Dati migliori, invece, sul versante del credito di imposta per la formazione

Già a settembre il governo sarà chiamato ad affrontare due dossier che hanno a che fare con la tenuta delle buste paga dei lavoratori. In primo luogo, le opposizioni chiederanno di tornare a parlare di salario minimo orario per legge. Da capire quale potrà essere il punto di mediazione che possa tenere insieme tutti gli attori, oggi divisi fra chi, come la Ugl e la Cisl, sostiene la centralità della contrattazione e chi, invece, vuole una soglia per legge, senza tener conto del fatto che ciò può portare alla disapplicazione dei contratti collettivi.
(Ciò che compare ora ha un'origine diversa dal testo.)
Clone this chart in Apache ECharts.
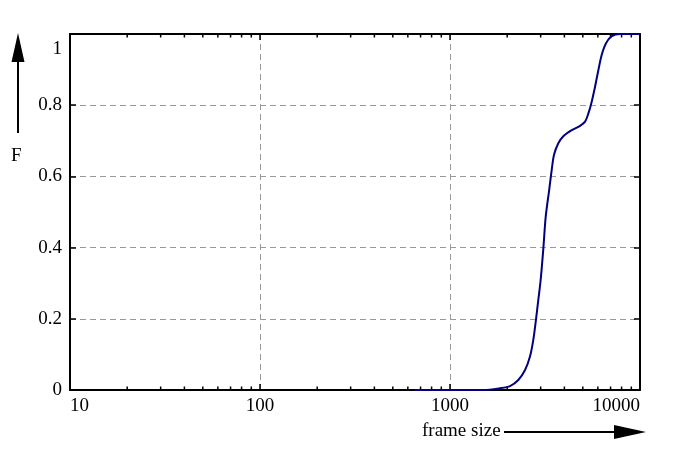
<!DOCTYPE html>
<html>
<head>
<meta charset="utf-8">
<script src="https://cdn.jsdelivr.net/npm/echarts@6/dist/echarts.min.js"></script>
<style>
  html, body { margin: 0; padding: 0; background: #fff; }
  #chart { width: 692px; height: 451px; }
</style>
</head>
<body>
<div id="chart"></div>
<script>
// cumulative distribution of frame sizes
const frameSize = [650, 1000, 1500, 1834, 2070, 2288, 2483, 2636, 2743, 2835, 2916, 3000, 3100, 3190, 3334, 3430, 3525, 3715, 3948, 4373, 4835, 5140, 5350, 5570, 5800, 6040, 6285, 6625, 7100, 7850, 10000];
const cdf = [0, 0, 0, 0.005, 0.011, 0.028, 0.056, 0.094, 0.14, 0.198, 0.253, 0.309, 0.398, 0.487, 0.566, 0.618, 0.660, 0.693, 0.713, 0.730, 0.742, 0.754, 0.777, 0.810, 0.852, 0.899, 0.941, 0.974, 0.994, 1, 1];

// minor ticks of the log axis
const minorTicks = [20, 30, 40, 50, 60, 70, 80, 90, 200, 300, 400, 500, 600, 700, 800, 900,
  2000, 3000, 4000, 5000, 6000, 7000, 8000, 9000];

const FONT = 'Liberation Serif';
const chart = echarts.init(document.getElementById('chart'));

const frameAxis = {
  type: 'log',
  logBase: 10,
  min: 10,
  max: 10000,
  axisLine: { onZero: false, lineStyle: { color: '#000', width: 2 } },
  axisTick: { inside: true, length: 6, lineStyle: { color: '#000', width: 1.5 } },
  minorTick: { show: false }
};

const fAxis = {
  type: 'value',
  min: 0,
  max: 1,
  interval: 0.2,
  axisLine: { show: true, onZero: false, lineStyle: { color: '#000', width: 2 } },
  axisTick: { show: true, inside: true, length: 6, lineStyle: { color: '#000', width: 1.5 } }
};

const option = {
  animation: false,
  grid: { left: 70, right: 52, top: 34, bottom: 61, containLabel: false },
  xAxis: [
    Object.assign({}, frameAxis, {
      position: 'bottom',
      axisLabel: {
        color: '#000', fontFamily: FONT, fontSize: 19, margin: 7,
        alignMinLabel: 'left', alignMaxLabel: 'right',
        formatter: v => String(Math.round(v))
      },
      splitLine: { show: true, lineStyle: { color: '#999', type: [6, 4], width: 1 } }
    }),
    Object.assign({}, frameAxis, {
      position: 'top',
      axisLabel: { show: false },
      splitLine: { show: false }
    })
  ],
  yAxis: [
    Object.assign({}, fAxis, {
      position: 'left',
      axisLabel: {
        color: '#000', fontFamily: FONT, fontSize: 19, margin: 8,
        verticalAlignMaxLabel: 'top',
        formatter: v => v === 1 ? '{top|1}' : String(v),
        rich: { top: { fontFamily: FONT, fontSize: 19, padding: [6, 0, 0, 0] } }
      },
      splitLine: { show: true, lineStyle: { color: '#999', type: [6, 4], width: 1 } }
    }),
    Object.assign({}, fAxis, {
      position: 'right',
      axisLabel: { show: false },
      splitLine: { show: false }
    })
  ],
  series: [{
    type: 'custom',
    xAxisIndex: 0,
    yAxisIndex: 0,
    silent: true,
    data: minorTicks.map(v => [v]),
    renderItem: function (params, api) {
      const v = api.value(0);
      const b = api.coord([v, 0]);
      const t = api.coord([v, 1]);
      const st = { stroke: '#000', lineWidth: 1.5 };
      return {
        type: 'group',
        children: [
          { type: 'line', shape: { x1: b[0], y1: b[1], x2: b[0], y2: b[1] - 3.5 }, style: st },
          { type: 'line', shape: { x1: t[0], y1: t[1], x2: t[0], y2: t[1] + 3.5 }, style: st }
        ]
      };
    }
  }, {
    type: 'line',
    xAxisIndex: 0,
    yAxisIndex: 0,
    data: frameSize.map((x, i) => [x, cdf[i]]),
    showSymbol: false,
    smooth: 0.3,
    lineStyle: { color: '#000080', width: 2 },
    z: 5
  }],
  graphic: [
    // y-axis arrow and label
    { type: 'line', shape: { x1: 18, y1: 133, x2: 18, y2: 56 }, style: { stroke: '#000', lineWidth: 2 } },
    { type: 'polygon', shape: { points: [[18, 33], [11.5, 62], [24.5, 62]] }, style: { fill: '#000' } },
    { type: 'text', left: 11, top: 147, style: { text: 'F', font: '19px "Liberation Serif"', fill: '#000' } },
    // x-axis arrow and label
    { type: 'text', left: 422, top: 422, style: { text: 'frame size', font: '19px "Liberation Serif"', fill: '#000' } },
    { type: 'line', shape: { x1: 504, y1: 432, x2: 620, y2: 432 }, style: { stroke: '#000', lineWidth: 2 } },
    { type: 'polygon', shape: { points: [[646, 432], [614, 425], [614, 439]] }, style: { fill: '#000' } }
  ]
};

chart.setOption(option);
</script>
</body>
</html>
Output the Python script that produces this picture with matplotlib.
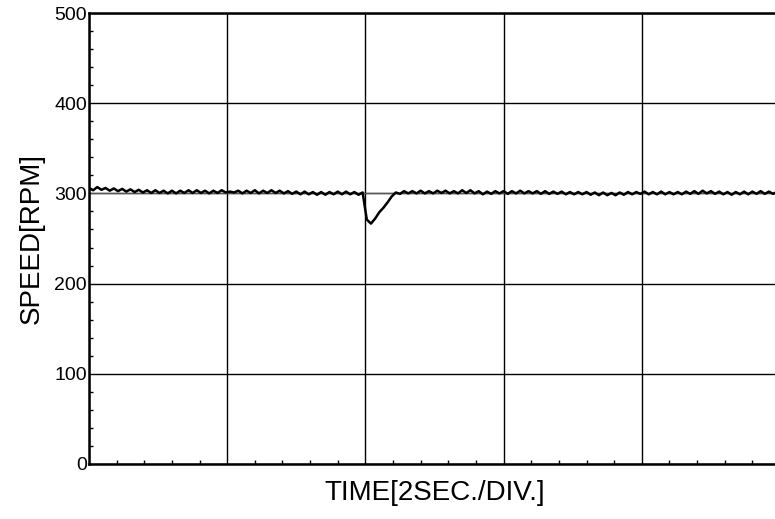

La seconda questione riguarda il taglio del cuneo contributivo, oggi in via sperimentale, ma che il governo vorrebbe rendere strutturale. Intanto, anche l’ultimo monitoraggio di luglio conferma la poco uniforme diffusione degli accordi collettivi di secondo livello su base aziendale o territoriale. I contratti attivi, necessari per l’applicazione dell’aliquota di vantaggio sui premi di produttività, sono poco più di 12mila, mentre da quando è in vigore la norma ne sono stati depositati poco meno di 86mila. Fra quelli attivi, nel 72% dei casi si tratta di aziende del Nord, mentre appena il 10% è relativo al Sud, con un leggerissimo miglioramento. Circa 3,6 milioni i lavoratori che hanno beneficiato di questa opportunità. Più equilibrio, invece, per il credito di imposta sulla formazione, con 4.444 accordi, di cui il 39% al Nord e il 35% al Sud.